AFP/Athens
Greece’s new socialist government yesterday faced its first test against extremism after an automatic weapons attack on a police station injured six officers, two of them seriously.
Gunmen on motorbikes strafed the police station in a northern suburb of Athens, Agia Paraskevi, on Tuesday night. A total of 99 cartridges were later recovered from the scene and authorities said two Kalashnikov rifles were used.
A grenade pin was also found but it was not immediately clear if one of the officers had used a flash grenade against the attackers.
A trainee policewoman hit in the lung after being shot in the back was in serious condition, needing an all-night operation to save her life.
A patrolman was also shot in the abdomen and legs, while the remaining four officers received lighter injuries.
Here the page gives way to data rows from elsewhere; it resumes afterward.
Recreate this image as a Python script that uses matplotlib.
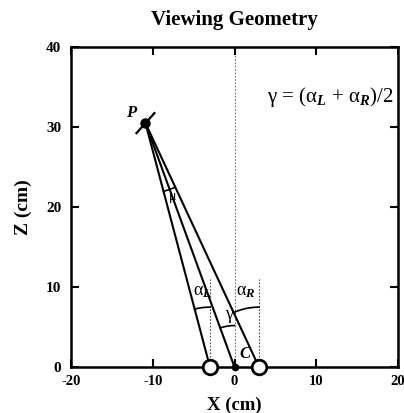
import numpy as np
import matplotlib
matplotlib.use("Agg")
import matplotlib.pyplot as plt

# Data (cm)
point_P = (-10.9, 30.5)
left_eye = (-3.0, 0.0)
right_eye = (3.0, 0.0)
cyclop_C = (0.0, 0.0)
vert_guide_height = 11.0
x_ticks = [-20, -10, 0, 10, 20]
z_ticks = [0, 10, 20, 30, 40]
x_lim = (-20, 20)
z_lim = (0, 40)

plt.rcParams['font.family'] = ['Liberation Serif', 'DejaVu Serif']
plt.rcParams['mathtext.fontset'] = 'custom'
plt.rcParams['mathtext.rm'] = 'Liberation Serif'
plt.rcParams['mathtext.it'] = 'Liberation Serif:italic:bold'
plt.rcParams['mathtext.bf'] = 'Liberation Serif:bold'

fig = plt.figure(figsize=(4.04, 4.13), dpi=100)
ax = fig.add_axes([0.176, 0.111, 0.809, 0.775])
ax.set_xlim(*x_lim)
ax.set_ylim(*z_lim)

# Vertical guides
ax.plot([cyclop_C[0], cyclop_C[0]], [z_lim[0], z_lim[1]], ls=(0, (1.5, 1.5)), color='0.45', lw=0.8, zorder=1)
for e in (left_eye, right_eye):
    ax.plot([e[0], e[0]], [0, vert_guide_height], ls=(0, (1.5, 1.5)), color='0.3', lw=0.8, zorder=1)

# Rays from P
for e in (left_eye, cyclop_C, right_eye):
    ax.plot([point_P[0], e[0]], [point_P[1], e[1]], color='black', lw=1.5, zorder=2)

def arc(center, r, a0, a1):
    t = np.radians(np.linspace(a0, a1, 40))
    ax.plot(center[0] + r * np.cos(t), center[1] + r * np.sin(t), color='black', lw=1.2, zorder=2)

def ang(a, b):
    return np.degrees(np.arctan2(b[1] - a[1], b[0] - a[0]))

arc(left_eye, 7.5, 90, ang(left_eye, point_P))
arc(cyclop_C, 5.2, 90, ang(cyclop_C, point_P))
arc(right_eye, 7.5, 90, ang(right_eye, point_P))
arc(point_P, 8.8, ang(point_P, left_eye), ang(point_P, right_eye))

# Short segment through P
d = np.array([1.1, 1.25])
ax.plot([point_P[0] - d[0], point_P[0] + d[0]], [point_P[1] - d[1], point_P[1] + d[1]], color='black', lw=1.6, zorder=3)

# Markers
ax.plot(*point_P, 'o', color='black', ms=6.5, zorder=4, clip_on=False)
ax.plot(*cyclop_C, 'o', color='black', ms=4.5, zorder=4, clip_on=False)
for e in (left_eye, right_eye):
    ax.plot(*e, 'o', mfc='white', mec='black', mew=2.0, ms=10.5, zorder=5, clip_on=False)

# Labels
ax.text(-12.6, 31.8, 'P', fontsize=12, fontweight='bold', style='italic', ha='center', va='center')
ax.text(1.3, 1.7, 'C', fontsize=12, fontweight='bold', style='italic', ha='center', va='center')
ax.text(-3.9, 9.4, r'$\mathrm{\alpha}_{\mathit{L}}$', fontsize=13, ha='center', va='center')
ax.text(1.4, 9.5, r'$\mathrm{\alpha}_{\mathit{R}}$', fontsize=13, ha='center', va='center')
ax.text(-0.6, 6.3, r'$\mathrm{\gamma}$', fontsize=13, ha='center', va='center')
ax.text(-7.6, 21.1, r'$\mathrm{\mu}$', fontsize=10, ha='center', va='center')
ax.text(11.7, 33.8, r'$\mathrm{\gamma}$ = ($\mathrm{\alpha}_{\mathit{L}}$ + $\mathrm{\alpha}_{\mathit{R}}$)/2',
        fontsize=15, ha='center', va='center')

ax.set_title('Viewing Geometry', fontsize=15, fontweight='bold', pad=16)
ax.set_xlabel('X (cm)', fontsize=13.5, fontweight='bold', labelpad=6)
ax.set_ylabel('Z (cm)', fontsize=14, fontweight='bold', labelpad=10)

ax.set_xticks(x_ticks)
ax.set_yticks(z_ticks)
ax.set_xticklabels([str(v) for v in x_ticks], fontweight='bold', fontsize=10.5)
ax.set_yticklabels([str(v) for v in z_ticks], fontweight='bold', fontsize=11)
ax.tick_params(axis='x', pad=6)
ax.tick_params(axis='y', pad=7)
ax.tick_params(direction='in', length=6, width=1.5, top=True, right=True)
for s in ax.spines.values():
    s.set_linewidth(1.8)

fig.savefig('out.png', dpi=100)
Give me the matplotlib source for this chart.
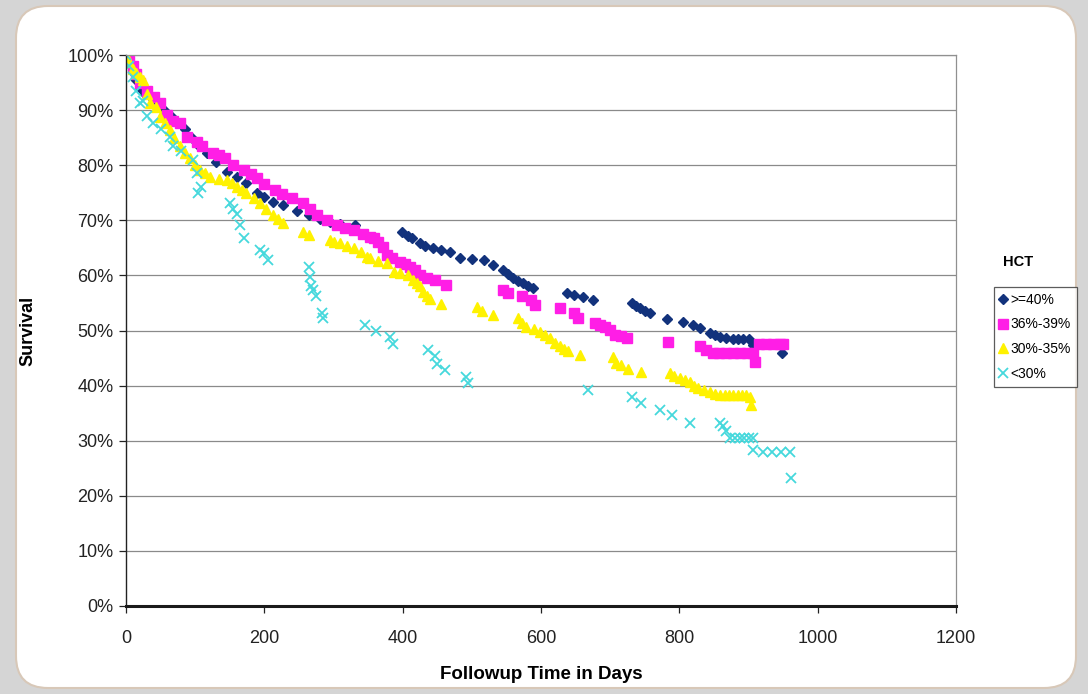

A passer-by was also hospitalised after suffering a nervous collapse following the attack.
Police noted that the strike had been carefully prepared and timed to coincide with a guard change outside the station, catching the officers in the open.
It also came on the eve of a national holiday commemorating Greek resistance to Fascist Italy in World War II and a day after the government put a bounty on three bank robbery suspects believed to have links with far-left extremism.
Greece’s top police official, Citizen’s Protection Minister Michalis Chrysohoidis, said the victims are alive “purely by chance” and that the attack could have caused more harm.
“The station is in a thickly inhabited area. There was a great possibility that a passer-by, a mother or a child could have been hit,” he told a news conference.
“This is a blind strike targeting all of Greek society. A blind strike against democracy, against the rule of law,” he said. “These cowardly murderers will be arrested and brought to justice.”
Prime Minister George Papandreou yesterday visited the injured officers in hospital before departing for a scheduled trip to Sweden.
Police said they are investigating three stolen motorbikes believed to have been used in the attack that were found abandoned at a train station.
There was no claim of responsibility, although similar attacks have been carried out in the past by two militant groups.
They are the extreme-left group Revolutionary Struggle, active since 2003 and listed by the European Union and US as a terrorist organisation, and the Revolutionary Sect which appeared early this year.
Revolutionary Sect has threatened to indiscriminately kill police officers, noting in a February letter heralding its appearance that “from now on, the life of every cop is not worth more than a bullet.”
Leftist extremists have launched a number of attacks on police targets since riots last December triggered by the fatal shooting of a 15-year-old youth.
Revolutionary Struggle in January ambushed a police patrol and nearly killed a young officer. In June, Revolutionary Sect murdered an anti-terror officer outside the home of a witness in the trial of another left-wing militant group.
The socialists came to power earlier this month with pledges to crack down on left-wing militancy.
Chrysohoidis was public order minister in 2002 when police succeeded in dismantling the country’s deadliest far-left organisation called November 17, blamed for 23 murders between 1975 and 2000, including two police officers.
But the recent attacks have put renewed heat on the police and Chrysohoidis told parliament last week that the department “has gone to pieces.”
Police were heavily criticised in December for failing to stop the riots and looting that followed the Athens teenager’s fatal shooting.
The department is nominally headless since last week when Chrysohoidis sacked its chief over the arrest of a number of left-wing figures which the minister criticised as overzealous.